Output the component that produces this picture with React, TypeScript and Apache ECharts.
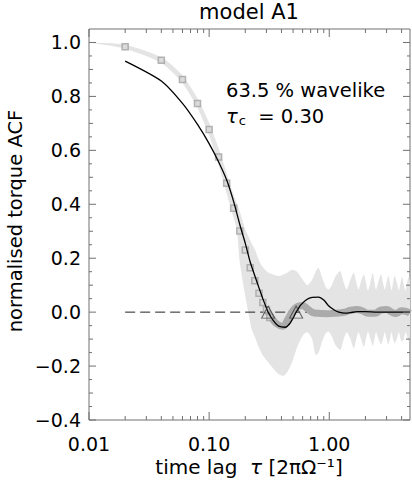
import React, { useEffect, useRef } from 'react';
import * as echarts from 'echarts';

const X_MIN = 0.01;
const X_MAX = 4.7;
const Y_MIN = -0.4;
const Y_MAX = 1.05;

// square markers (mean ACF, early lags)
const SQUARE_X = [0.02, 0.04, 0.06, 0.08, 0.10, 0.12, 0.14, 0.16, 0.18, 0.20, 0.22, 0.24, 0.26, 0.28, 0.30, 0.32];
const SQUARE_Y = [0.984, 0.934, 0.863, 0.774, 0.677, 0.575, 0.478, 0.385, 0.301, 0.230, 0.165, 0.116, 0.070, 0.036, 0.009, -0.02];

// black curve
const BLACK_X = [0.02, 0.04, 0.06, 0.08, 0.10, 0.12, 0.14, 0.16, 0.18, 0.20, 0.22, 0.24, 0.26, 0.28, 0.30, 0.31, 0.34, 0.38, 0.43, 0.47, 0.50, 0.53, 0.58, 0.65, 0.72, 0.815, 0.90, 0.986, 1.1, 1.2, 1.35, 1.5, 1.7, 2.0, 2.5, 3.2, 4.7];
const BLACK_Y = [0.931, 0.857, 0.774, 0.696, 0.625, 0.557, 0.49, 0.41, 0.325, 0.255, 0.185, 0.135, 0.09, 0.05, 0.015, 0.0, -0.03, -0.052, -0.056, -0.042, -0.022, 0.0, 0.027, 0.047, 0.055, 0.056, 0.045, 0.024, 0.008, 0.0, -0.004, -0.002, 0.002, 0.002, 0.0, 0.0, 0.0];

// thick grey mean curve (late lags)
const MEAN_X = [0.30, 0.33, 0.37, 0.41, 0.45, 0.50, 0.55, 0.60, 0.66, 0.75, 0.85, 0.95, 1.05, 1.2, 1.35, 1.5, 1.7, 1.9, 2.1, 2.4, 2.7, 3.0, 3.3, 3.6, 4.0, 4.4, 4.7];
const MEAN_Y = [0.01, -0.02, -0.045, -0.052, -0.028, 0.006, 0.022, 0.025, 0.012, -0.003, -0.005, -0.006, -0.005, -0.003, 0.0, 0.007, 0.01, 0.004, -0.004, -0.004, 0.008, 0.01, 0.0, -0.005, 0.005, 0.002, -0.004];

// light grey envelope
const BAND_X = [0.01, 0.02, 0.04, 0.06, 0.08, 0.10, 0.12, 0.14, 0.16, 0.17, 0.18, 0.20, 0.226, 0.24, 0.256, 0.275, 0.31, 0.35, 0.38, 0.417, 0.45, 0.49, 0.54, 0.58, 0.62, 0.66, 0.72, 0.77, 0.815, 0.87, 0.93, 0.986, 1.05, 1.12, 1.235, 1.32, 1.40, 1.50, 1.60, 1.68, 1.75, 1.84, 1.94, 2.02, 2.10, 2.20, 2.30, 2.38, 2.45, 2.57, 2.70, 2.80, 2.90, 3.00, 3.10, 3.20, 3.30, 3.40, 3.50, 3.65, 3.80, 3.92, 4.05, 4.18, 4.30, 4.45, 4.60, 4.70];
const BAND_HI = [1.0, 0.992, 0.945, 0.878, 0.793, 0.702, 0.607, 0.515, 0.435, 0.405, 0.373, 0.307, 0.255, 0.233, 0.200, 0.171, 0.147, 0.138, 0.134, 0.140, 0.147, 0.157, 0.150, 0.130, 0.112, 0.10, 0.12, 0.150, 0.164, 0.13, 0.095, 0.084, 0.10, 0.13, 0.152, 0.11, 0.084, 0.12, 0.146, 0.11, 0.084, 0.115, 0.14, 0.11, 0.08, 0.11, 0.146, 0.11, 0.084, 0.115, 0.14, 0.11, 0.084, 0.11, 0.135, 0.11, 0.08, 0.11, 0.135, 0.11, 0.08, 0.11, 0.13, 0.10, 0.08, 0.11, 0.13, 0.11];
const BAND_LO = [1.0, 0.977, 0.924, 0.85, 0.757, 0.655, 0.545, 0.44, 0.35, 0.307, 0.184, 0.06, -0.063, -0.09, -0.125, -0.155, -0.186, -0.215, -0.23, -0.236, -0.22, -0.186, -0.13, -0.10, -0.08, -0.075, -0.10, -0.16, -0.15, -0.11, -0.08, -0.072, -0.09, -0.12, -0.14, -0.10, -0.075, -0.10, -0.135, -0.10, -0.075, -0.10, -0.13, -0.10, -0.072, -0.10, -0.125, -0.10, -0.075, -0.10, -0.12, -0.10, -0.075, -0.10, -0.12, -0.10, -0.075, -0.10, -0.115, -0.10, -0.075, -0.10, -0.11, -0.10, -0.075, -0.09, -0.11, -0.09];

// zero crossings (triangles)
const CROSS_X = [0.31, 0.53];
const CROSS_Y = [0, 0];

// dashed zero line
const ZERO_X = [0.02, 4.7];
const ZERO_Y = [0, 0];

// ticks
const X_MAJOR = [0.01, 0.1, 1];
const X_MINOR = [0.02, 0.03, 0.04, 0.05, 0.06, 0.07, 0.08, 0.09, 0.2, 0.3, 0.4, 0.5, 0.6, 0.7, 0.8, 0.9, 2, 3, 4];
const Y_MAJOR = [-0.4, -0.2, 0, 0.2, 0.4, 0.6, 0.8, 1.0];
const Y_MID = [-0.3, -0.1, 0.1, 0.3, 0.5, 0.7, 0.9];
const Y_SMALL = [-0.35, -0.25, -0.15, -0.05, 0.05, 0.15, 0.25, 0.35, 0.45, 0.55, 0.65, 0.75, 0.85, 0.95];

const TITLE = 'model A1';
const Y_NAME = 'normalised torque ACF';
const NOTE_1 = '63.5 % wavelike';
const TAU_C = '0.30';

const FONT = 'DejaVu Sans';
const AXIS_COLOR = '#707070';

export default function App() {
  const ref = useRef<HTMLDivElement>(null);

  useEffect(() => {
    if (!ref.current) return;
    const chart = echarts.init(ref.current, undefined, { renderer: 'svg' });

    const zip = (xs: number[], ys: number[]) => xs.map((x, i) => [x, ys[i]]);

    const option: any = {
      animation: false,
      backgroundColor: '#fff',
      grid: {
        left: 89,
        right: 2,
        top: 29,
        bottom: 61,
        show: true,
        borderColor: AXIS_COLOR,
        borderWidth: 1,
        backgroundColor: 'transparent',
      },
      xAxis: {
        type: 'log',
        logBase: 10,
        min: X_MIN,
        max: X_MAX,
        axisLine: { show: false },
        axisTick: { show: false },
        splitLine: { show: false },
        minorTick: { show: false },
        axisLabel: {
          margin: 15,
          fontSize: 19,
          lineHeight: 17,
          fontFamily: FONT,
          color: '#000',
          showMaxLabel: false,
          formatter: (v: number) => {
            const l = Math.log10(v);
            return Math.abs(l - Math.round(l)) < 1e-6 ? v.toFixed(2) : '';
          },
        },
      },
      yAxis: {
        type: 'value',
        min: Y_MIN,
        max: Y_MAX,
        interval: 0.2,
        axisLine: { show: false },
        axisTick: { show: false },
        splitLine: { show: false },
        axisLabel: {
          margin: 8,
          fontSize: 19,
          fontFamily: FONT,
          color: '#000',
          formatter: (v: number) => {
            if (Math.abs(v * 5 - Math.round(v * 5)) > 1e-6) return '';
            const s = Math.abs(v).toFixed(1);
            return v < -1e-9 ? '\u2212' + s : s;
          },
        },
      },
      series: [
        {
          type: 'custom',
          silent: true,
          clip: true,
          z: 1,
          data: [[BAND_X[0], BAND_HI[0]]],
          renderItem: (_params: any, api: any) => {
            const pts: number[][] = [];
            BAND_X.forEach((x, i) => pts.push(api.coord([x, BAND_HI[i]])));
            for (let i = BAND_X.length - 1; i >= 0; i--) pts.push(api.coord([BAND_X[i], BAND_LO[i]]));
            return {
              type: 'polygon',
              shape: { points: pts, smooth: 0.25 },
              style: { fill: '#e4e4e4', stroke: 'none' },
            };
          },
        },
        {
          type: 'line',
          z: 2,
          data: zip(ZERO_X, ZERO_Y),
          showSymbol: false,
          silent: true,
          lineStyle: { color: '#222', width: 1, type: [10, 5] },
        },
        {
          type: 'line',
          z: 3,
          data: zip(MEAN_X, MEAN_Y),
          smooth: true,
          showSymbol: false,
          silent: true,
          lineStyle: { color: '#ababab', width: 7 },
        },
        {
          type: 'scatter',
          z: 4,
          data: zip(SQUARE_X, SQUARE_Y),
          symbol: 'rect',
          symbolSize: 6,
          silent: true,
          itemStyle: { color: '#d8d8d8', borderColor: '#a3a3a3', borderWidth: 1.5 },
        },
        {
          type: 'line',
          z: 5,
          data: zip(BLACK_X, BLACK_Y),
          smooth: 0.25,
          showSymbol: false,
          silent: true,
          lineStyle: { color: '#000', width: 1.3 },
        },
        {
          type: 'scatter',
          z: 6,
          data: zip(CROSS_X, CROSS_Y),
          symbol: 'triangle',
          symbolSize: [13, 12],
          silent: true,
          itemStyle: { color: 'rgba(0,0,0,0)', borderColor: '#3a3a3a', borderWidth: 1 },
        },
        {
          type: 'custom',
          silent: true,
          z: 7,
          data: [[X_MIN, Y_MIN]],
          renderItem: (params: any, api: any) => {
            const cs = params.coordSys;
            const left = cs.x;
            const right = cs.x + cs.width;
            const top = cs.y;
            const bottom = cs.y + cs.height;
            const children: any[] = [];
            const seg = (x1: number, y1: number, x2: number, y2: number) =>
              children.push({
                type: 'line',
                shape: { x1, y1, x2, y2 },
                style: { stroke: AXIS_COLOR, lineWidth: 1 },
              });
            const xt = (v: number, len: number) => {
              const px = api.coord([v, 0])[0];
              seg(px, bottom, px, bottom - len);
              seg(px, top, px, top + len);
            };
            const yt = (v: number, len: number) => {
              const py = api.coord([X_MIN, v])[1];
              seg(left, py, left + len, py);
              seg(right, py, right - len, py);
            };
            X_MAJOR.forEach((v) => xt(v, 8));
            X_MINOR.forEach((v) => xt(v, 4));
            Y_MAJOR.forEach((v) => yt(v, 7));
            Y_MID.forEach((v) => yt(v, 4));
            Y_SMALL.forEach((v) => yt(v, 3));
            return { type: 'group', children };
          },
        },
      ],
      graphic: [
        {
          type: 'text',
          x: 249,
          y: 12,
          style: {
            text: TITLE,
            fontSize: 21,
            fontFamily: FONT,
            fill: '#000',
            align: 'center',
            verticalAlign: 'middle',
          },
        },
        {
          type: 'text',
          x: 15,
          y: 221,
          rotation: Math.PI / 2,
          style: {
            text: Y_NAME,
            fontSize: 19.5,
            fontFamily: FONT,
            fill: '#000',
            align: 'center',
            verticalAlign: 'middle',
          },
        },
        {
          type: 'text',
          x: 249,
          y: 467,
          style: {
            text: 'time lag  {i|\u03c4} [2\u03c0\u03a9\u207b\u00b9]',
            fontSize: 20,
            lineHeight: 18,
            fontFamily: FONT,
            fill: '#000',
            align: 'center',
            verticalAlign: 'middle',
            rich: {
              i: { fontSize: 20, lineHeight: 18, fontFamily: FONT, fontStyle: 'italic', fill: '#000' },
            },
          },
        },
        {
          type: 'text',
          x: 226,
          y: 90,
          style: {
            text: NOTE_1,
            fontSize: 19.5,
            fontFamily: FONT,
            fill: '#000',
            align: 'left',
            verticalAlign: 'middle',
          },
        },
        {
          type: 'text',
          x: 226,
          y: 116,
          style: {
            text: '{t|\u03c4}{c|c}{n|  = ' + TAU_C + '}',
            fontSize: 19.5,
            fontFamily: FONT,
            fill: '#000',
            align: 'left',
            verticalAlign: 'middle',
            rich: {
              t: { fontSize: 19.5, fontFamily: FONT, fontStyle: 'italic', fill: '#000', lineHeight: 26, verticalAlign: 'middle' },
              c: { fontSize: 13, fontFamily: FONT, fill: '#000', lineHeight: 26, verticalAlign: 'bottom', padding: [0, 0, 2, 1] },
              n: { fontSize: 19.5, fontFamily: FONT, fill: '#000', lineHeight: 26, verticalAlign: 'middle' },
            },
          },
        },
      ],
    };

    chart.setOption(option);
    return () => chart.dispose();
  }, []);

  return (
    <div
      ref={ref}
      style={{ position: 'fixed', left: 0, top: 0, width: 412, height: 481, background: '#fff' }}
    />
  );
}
----------
# [GIVEN EXERCISE]
From the top of the listing above, repeat each line exactly until you reach the line containing "0.0, 0.0, 0.0];", and repeat that one too. Leave the pictures out.

# [EXERCISE ANSWER]
Output the component that produces this picture with React, TypeScript and Apache ECharts.
import React, { useEffect, useRef } from 'react';
import * as echarts from 'echarts';

const X_MIN = 0.01;
const X_MAX = 4.7;
const Y_MIN = -0.4;
const Y_MAX = 1.05;

// square markers (mean ACF, early lags)
const SQUARE_X = [0.02, 0.04, 0.06, 0.08, 0.10, 0.12, 0.14, 0.16, 0.18, 0.20, 0.22, 0.24, 0.26, 0.28, 0.30, 0.32];
const SQUARE_Y = [0.984, 0.934, 0.863, 0.774, 0.677, 0.575, 0.478, 0.385, 0.301, 0.230, 0.165, 0.116, 0.070, 0.036, 0.009, -0.02];

// black curve
const BLACK_X = [0.02, 0.04, 0.06, 0.08, 0.10, 0.12, 0.14, 0.16, 0.18, 0.20, 0.22, 0.24, 0.26, 0.28, 0.30, 0.31, 0.34, 0.38, 0.43, 0.47, 0.50, 0.53, 0.58, 0.65, 0.72, 0.815, 0.90, 0.986, 1.1, 1.2, 1.35, 1.5, 1.7, 2.0, 2.5, 3.2, 4.7];
const BLACK_Y = [0.931, 0.857, 0.774, 0.696, 0.625, 0.557, 0.49, 0.41, 0.325, 0.255, 0.185, 0.135, 0.09, 0.05, 0.015, 0.0, -0.03, -0.052, -0.056, -0.042, -0.022, 0.0, 0.027, 0.047, 0.055, 0.056, 0.045, 0.024, 0.008, 0.0, -0.004, -0.002, 0.002, 0.002, 0.0, 0.0, 0.0];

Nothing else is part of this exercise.